The Physics & Technology of Radiation Therapy, 2nd Edition

Author:  Patrick N. McDermott and Colin G.Orton
ISBN:  9781930524989
Published:  November 2018 | 870 pp | Hardcover

Price:   $ 165.00


  
  




Journal of Applied Clinical Medical Physics (JACMP)  |  2020


OVERVIEW

The 2nd edition of The Physics and Technology of Radiation Therapy aims to provide a comprehensive treatment of medical radiation therapy physics for therapists, dosimetrists, and physician residents. Book chapters cover the range of radiation physics material that is found in certification exams in those areas. These exam topics are helpfully identified and cross‐referenced in outline form in Appendix A, which makes this text a valuable and recommended study resource for students and residents.

GOALS OF THE 2ND EDITION

This second edition work, published in 2018, seeks to update a wellreceived 2010 book in medical radiation therapy physics. In the first edition, the authors sought to fill a void in physics education.

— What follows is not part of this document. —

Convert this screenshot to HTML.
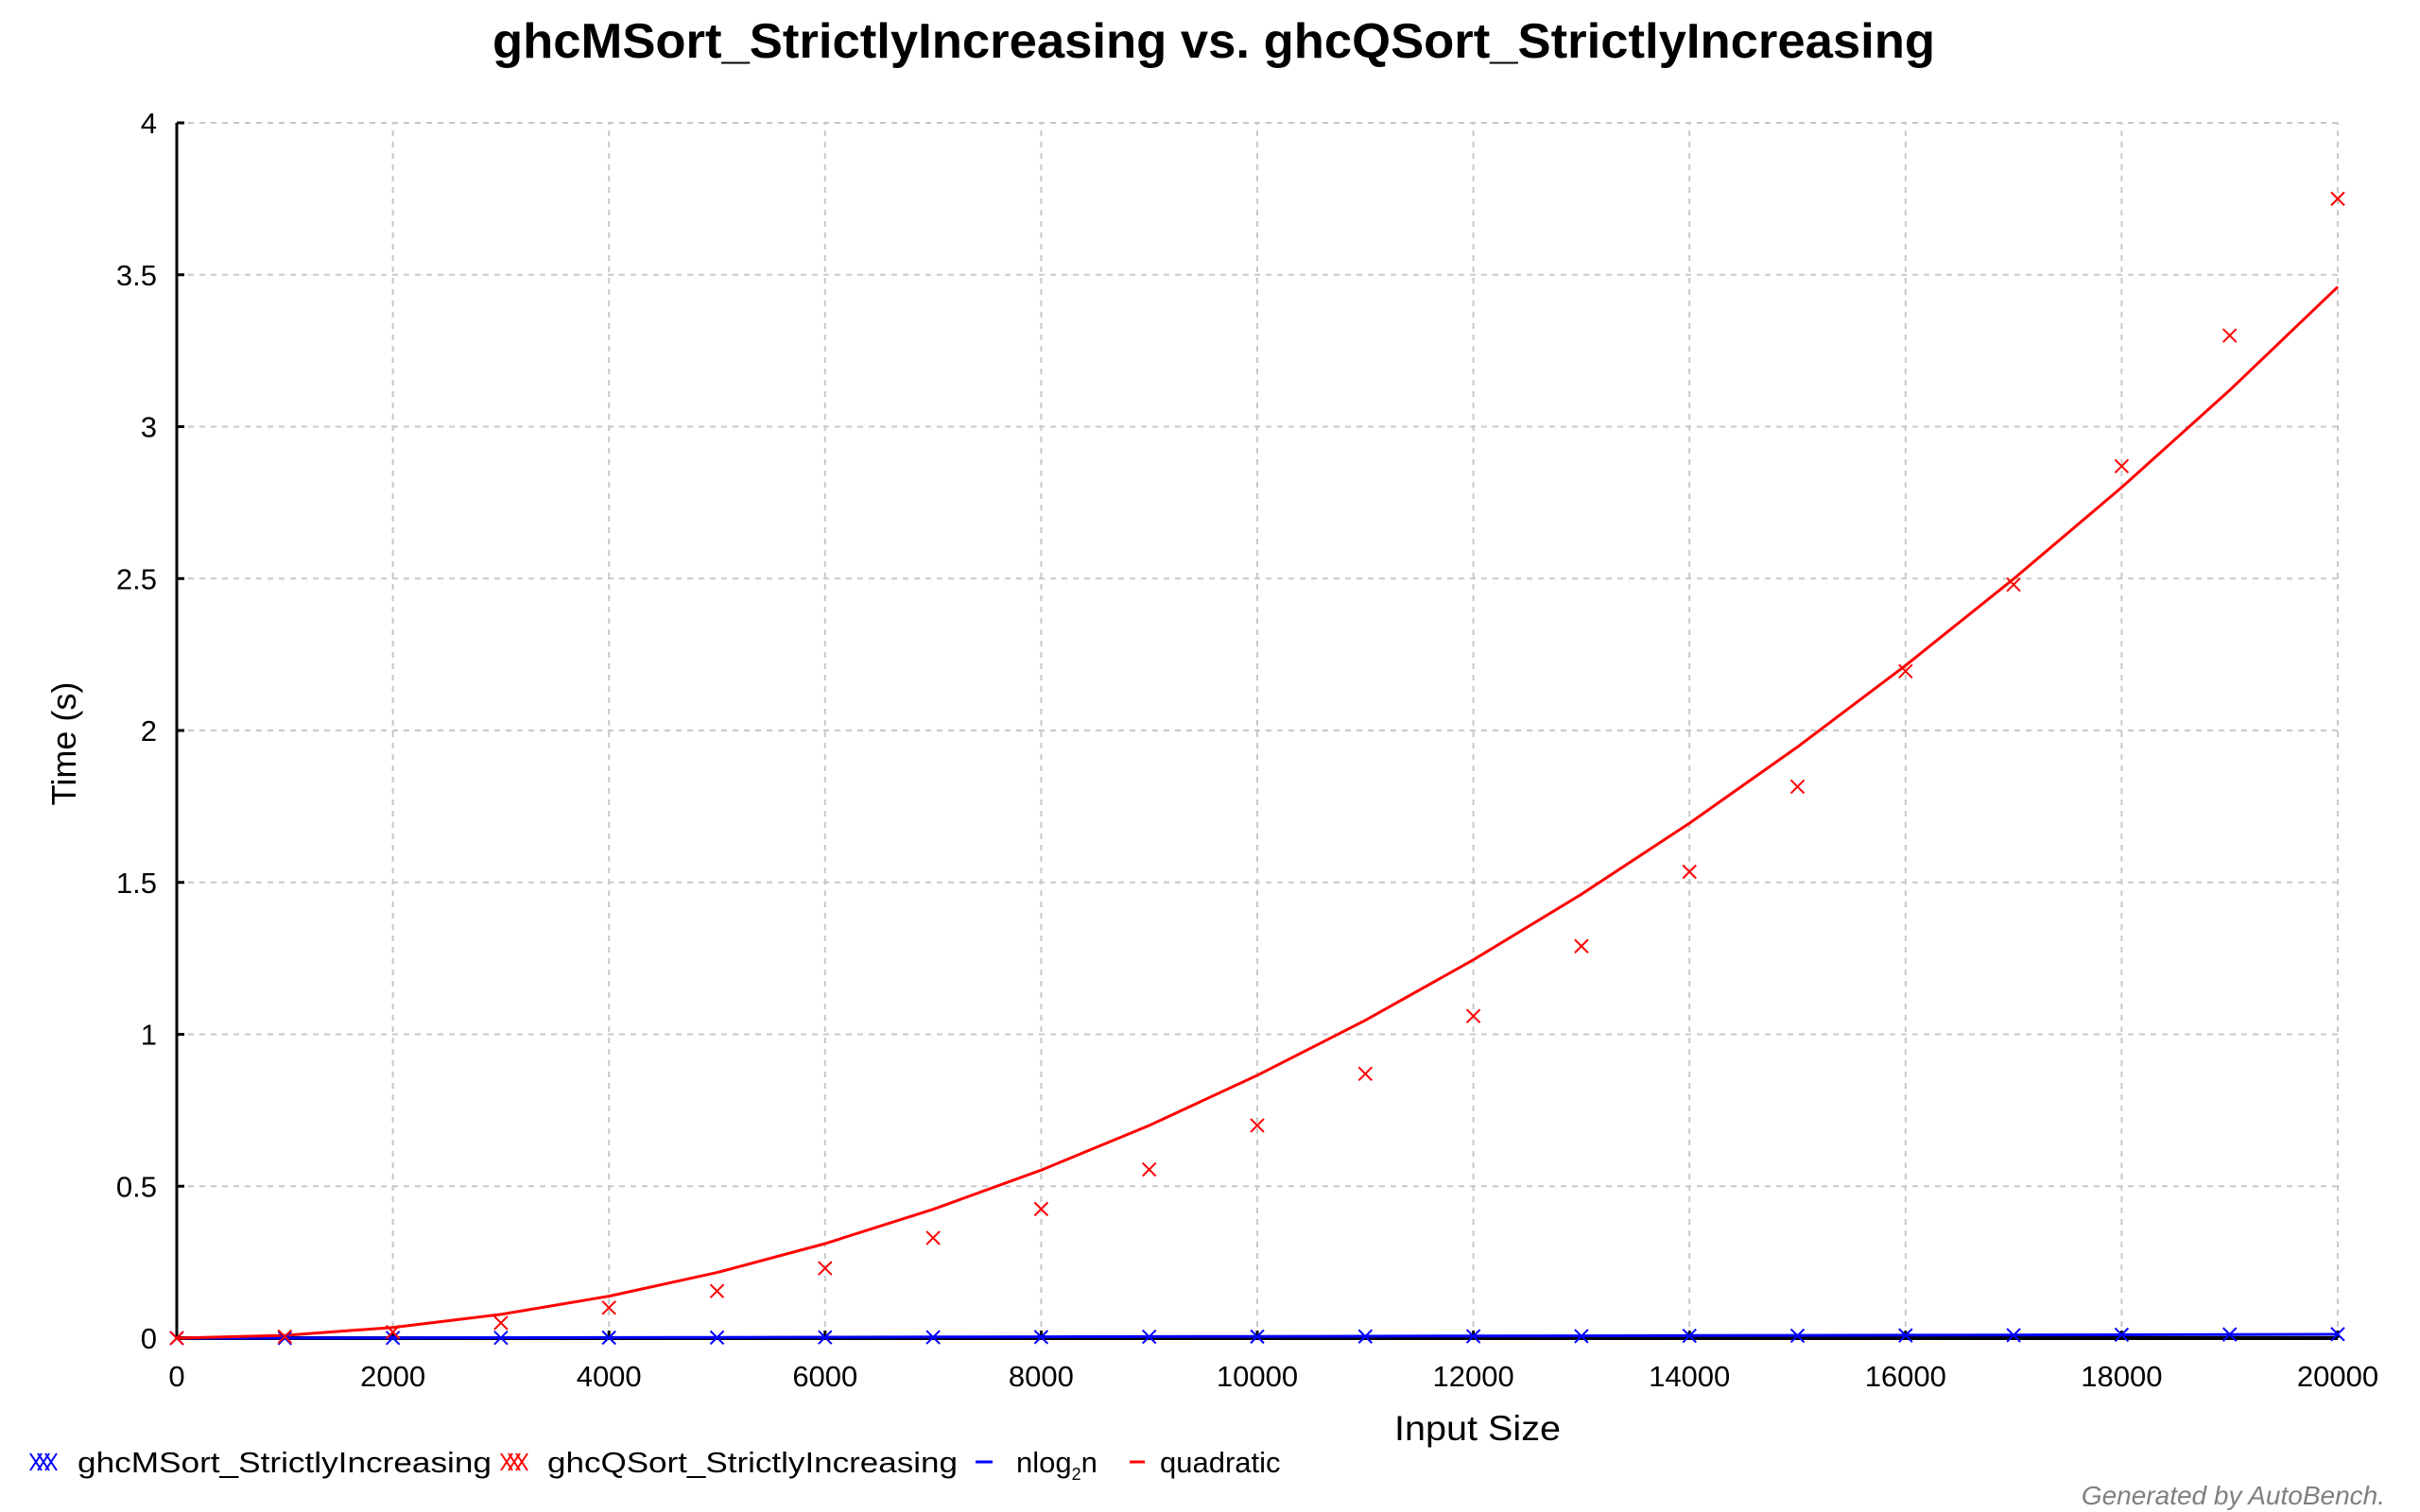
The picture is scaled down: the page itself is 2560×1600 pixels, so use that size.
<!DOCTYPE html>
<html><head><meta charset="utf-8"><style>
html,body{margin:0;padding:0;background:#fff;}
svg{display:block;font-family:"Liberation Sans",Arial,sans-serif;}
</style></head><body>
<svg id="chart" width="2560" height="1600" viewBox="0 0 2560 1600" xmlns="http://www.w3.org/2000/svg">
<text x="1284" y="61" font-size="52" font-weight="bold" text-anchor="middle" textLength="1526" lengthAdjust="spacingAndGlyphs">ghcMSort_StrictlyIncreasing vs. ghcQSort_StrictlyIncreasing</text>
<g id="grid"></g>
<g id="axes"></g>
<g id="series"></g>
<text x="1563" y="1524" font-size="37" text-anchor="middle" textLength="176" lengthAdjust="spacingAndGlyphs">Input Size</text>
<text x="0" y="0" font-size="36" text-anchor="middle" transform="translate(80,787) rotate(-90)">Time (s)</text>
<g id="legend" font-size="31">
  <g>
    <path d="M32,1538L44,1556M32,1556L44,1538M40,1538L52,1556M40,1556L52,1538M48,1538L60,1556M48,1556L60,1538" stroke="#0000ff" stroke-width="2" fill="none"/>
    <text x="82" y="1558" textLength="438" lengthAdjust="spacingAndGlyphs">ghcMSort_StrictlyIncreasing</text>
  </g>
  <g>
    <path d="M530,1538L542,1556M530,1556L542,1538M538,1538L550,1556M538,1556L550,1538M546,1538L558,1556M546,1556L558,1538" stroke="#ff0000" stroke-width="2" fill="none"/>
    <text x="579" y="1558" textLength="434" lengthAdjust="spacingAndGlyphs">ghcQSort_StrictlyIncreasing</text>
  </g>
  <g>
    <line x1="1032" y1="1547" x2="1050" y2="1547" stroke="#0000ff" stroke-width="3"/>
    <text x="1075" y="1558">nlog<tspan font-size="18" dy="8">2</tspan><tspan dy="-8">n</tspan></text>
  </g>
  <g>
    <line x1="1195" y1="1547" x2="1211" y2="1547" stroke="#ff0000" stroke-width="3"/>
    <text x="1227" y="1558">quadratic</text>
  </g>
</g>
<text x="2523" y="1592" font-size="28" font-style="italic" fill="#808080" text-anchor="end">Generated by AutoBench.</text>
</svg>
<script>
const sizes = [0,1000,2000,3000,4000,5000,6000,7000,8000,9000,10000,11000,12000,13000,14000,15000,16000,17000,18000,19000,20000];
const qsortTimes = [0,0.005,0.02,0.05,0.1,0.155,0.23,0.33,0.425,0.555,0.70,0.87,1.06,1.29,1.535,1.815,2.195,2.48,2.87,3.30,3.75];
const msortTimes = [0,0.0003,0.0007,0.001,0.0015,0.002,0.0025,0.003,0.0035,0.0045,0.005,0.0055,0.006,0.0065,0.0075,0.008,0.009,0.0095,0.011,0.012,0.013];
const quadFit = [0,0.009,0.035,0.078,0.138,0.216,0.311,0.424,0.553,0.70,0.865,1.046,1.245,1.461,1.695,1.946,2.214,2.499,2.80,3.12,3.46];
const nlognFit = [0,0.0004,0.0009,0.0015,0.002,0.0026,0.0032,0.0038,0.0044,0.005,0.0057,0.0063,0.007,0.0076,0.0083,0.009,0.0097,0.0103,0.011,0.0117,0.0124];
const xTicks = [0,2000,4000,6000,8000,10000,12000,14000,16000,18000,20000];
const yTicks = [0,0.5,1,1.5,2,2.5,3,3.5,4];
const yTickLabels = ["0","0.5","1","1.5","2","2.5","3","3.5","4"];

const X0=187,X1=2473,Y0=1416,Y1=130;
const xs = v => X0 + (v-0)/(20000-0)*(X1-X0);
const ys = v => Y0 - (v-0)/(4-0)*(Y0-Y1);
const NS="http://www.w3.org/2000/svg";
function mk(tag, attrs, parent){const e=document.createElementNS(NS,tag);for(const k in attrs)e.setAttribute(k,attrs[k]);parent.appendChild(e);return e;}
const grid=document.getElementById('grid'), axes=document.getElementById('axes'), series=document.getElementById('series');

xTicks.forEach((t,i)=>{
  const x=xs(t);
  if(i>0){const g=mk('line',{x1:x,y1:Y0,x2:x,y2:Y1,stroke:'#c8c8c8','stroke-width':2,'stroke-dasharray':'6,6'},grid);
  
  }
  const tk=mk('line',{x1:x,y1:Y0,x2:x,y2:Y0-8,stroke:'#000','stroke-width':3},axes);
  
  
  const lb=mk('text',{x:x,y:Y0+51,'font-size':31,'text-anchor':'middle'},axes);
  lb.textContent=String(t);
  
  
});
yTicks.forEach((t,i)=>{
  const y=ys(t);
  if(i>0){const g=mk('line',{x1:X0,y1:y,x2:X1,y2:y,stroke:'#c8c8c8','stroke-width':2,'stroke-dasharray':'6,6'},grid);
  
  }
  const tk=mk('line',{x1:X0,y1:y,x2:X0+8,y2:y,stroke:'#000','stroke-width':3},axes);
  
  
  const lb=mk('text',{x:X0-21,y:y+11,'font-size':31,'text-anchor':'end'},axes);
  lb.textContent=yTickLabels[i];
  
  
});
const xa=mk('line',{x1:X0,y1:Y0,x2:X1,y2:Y0,stroke:'#000','stroke-width':4},axes);


const ya=mk('line',{x1:X0,y1:Y0,x2:X0,y2:Y1,stroke:'#000','stroke-width':3},axes);



function line(vals,color,name){
  const d=vals.map((v,i)=>(i?'L':'M')+xs(sizes[i]).toFixed(1)+','+ys(v).toFixed(1)).join(' ');
  const p=mk('path',{d:d,fill:'none',stroke:color,'stroke-width':3},series);
  
  
}
function marks(vals,color,name){
  vals.forEach((v,i)=>{
    const x=xs(sizes[i]),y=ys(v),s=7;
    const p=mk('path',{d:`M${x-s},${y-s}L${x+s},${y+s}M${x-s},${y+s}L${x+s},${y-s}`,stroke:color,'stroke-width':2,fill:'none'},series);
    
    
  });
}
line(nlognFit,'#0000ff','nlogn-line');
line(quadFit,'#ff0000','quadratic-line');
marks(msortTimes,'#0000ff','msort-point');
marks(qsortTimes,'#ff0000','qsort-point');
</script>
</body></html>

That is, while there were good textbook options for physics students and other advanced students in the area, nothing was written to meet directly the educational needs of therapy, dosimetry, and physician members of the radiation team. This emphasis of the text has not changed in the second edition. What has changed are several aspects of the content to bring the textbook up‐to‐date. The authors have added short sections on digital imaging and OLSDs, for instance. Even more substantive changes between the first and second editions are the inclusion of IMRT and proton therapy as separate chapters, as well as the reworking of several chapters to remove discussions of technologies such as Co‐60 teletherapy and simulators. By and large, the authors have met their goal of bringing the text up‐to‐date on technology. To be sure, it’s impossible to include every technological advancement in radiation therapy over the last 10 years in a new book. But that is at best a secondary goal of this work (acknowledged in the preface). Primarily, the authors sought to protect the educational value of the text. Chapter summaries, rules of thumb for calculations, numerous worked problems, question sets, and call‐out boxes all demonstrate that this is a text to be interacted with, not merely consumed. In that the text is successful.

ORGANIZATION AND FEATURES

The book contains 22 chapters, including two chapters of math and general physics review, and four appendices. The chapters do build nicely in the current order, although some could stand on their own. At a high level, the chapters progress through radiation production, interactions, quantities, and measurement, and then move to various applications, such as medical accelerators, calibrations, and descriptions of and applications of dose in patients. Advanced therapy modalities are covered in later chapters. Helpfully, each chapter contains a brief bulleted summary of important concepts and definitions (except the first two chapters of review). Appendix A contains outlines of certification exams that are cross referenced to textbook sections for ease of use. Students can very easily look through these outlines for areas in need of review and flip to that section of the text. Based on these outlines, the MDCB and AART exams, as well as core medical physics topics for radiation oncology resident training, are covered well in this book. Appendix B and C contain beam data of a fictitious medical linac, the Mevelac, for working sample problems. Appendix D contains answers to selected problems. As a user of the first edition textbook in a classroom setting, I would have rather had traditional page numbers than section‐page format that does remain unchanged in the second edition. One obvious change, however, is that this text is printed in color. The color palate in the first edition made for awkward page flipping, but this problem has been corrected as color figures are included throughout the text. The figures themselves remain largely unchanged. Rules of thumb, worked sample problems, and important tables are highlighted in consistent colors throughout the text which does draw attention to them.

CHAPTER CONTENTS

By and large, chapters on x ray production, radioactivity, radiation interactions, radiation quantities, detection, MU calculations, brachytherapy, and radiation protection are unchanged and are wellcovered for the target audience. Additionally, the text is not ostentatious at all, which in my experience does facilitate use of the book.

2020 Journal of Applied Clinical Medical Physics published by Wiley Periodicals, Inc. on behalf of AAPM.

Anecdotally, when my group decided to switch to the first edition of this text for a therapy physics class, most evaluation comments were positive. This seemed to be a book that students would actually read! I suspect that the second edition will also hold up in that regard. There is still broad coverage of therapy physics topics. For this reason, instructors will still likely have to decide what is best for their own class. For example, TG‐43 is covered but perhaps this topic would only be relevant to residents. Outside of the target audience, medical physics residents may find the summaries helpful, but should look for more detailed information elsewhere, for example on cavity theory, optimization, and Monte Carlo.

SUMMARY OF ASSESSMENT

The 2nd edition of The Physics and Technology of Radiation Therapy by McDermott and Orton is an accessible textbook for radiation therapists, medical dosimetrists, and radiation oncology residents. It could be a great primary text for a first course in radiation therapy physics as well as a great study resource for board exams in these areas.

ABOUT THE AUTHOR

Joseph Driewer, Ph.D., DABR, is Chief Physicist for Nebraska Methodist Health System in Omaha, NE.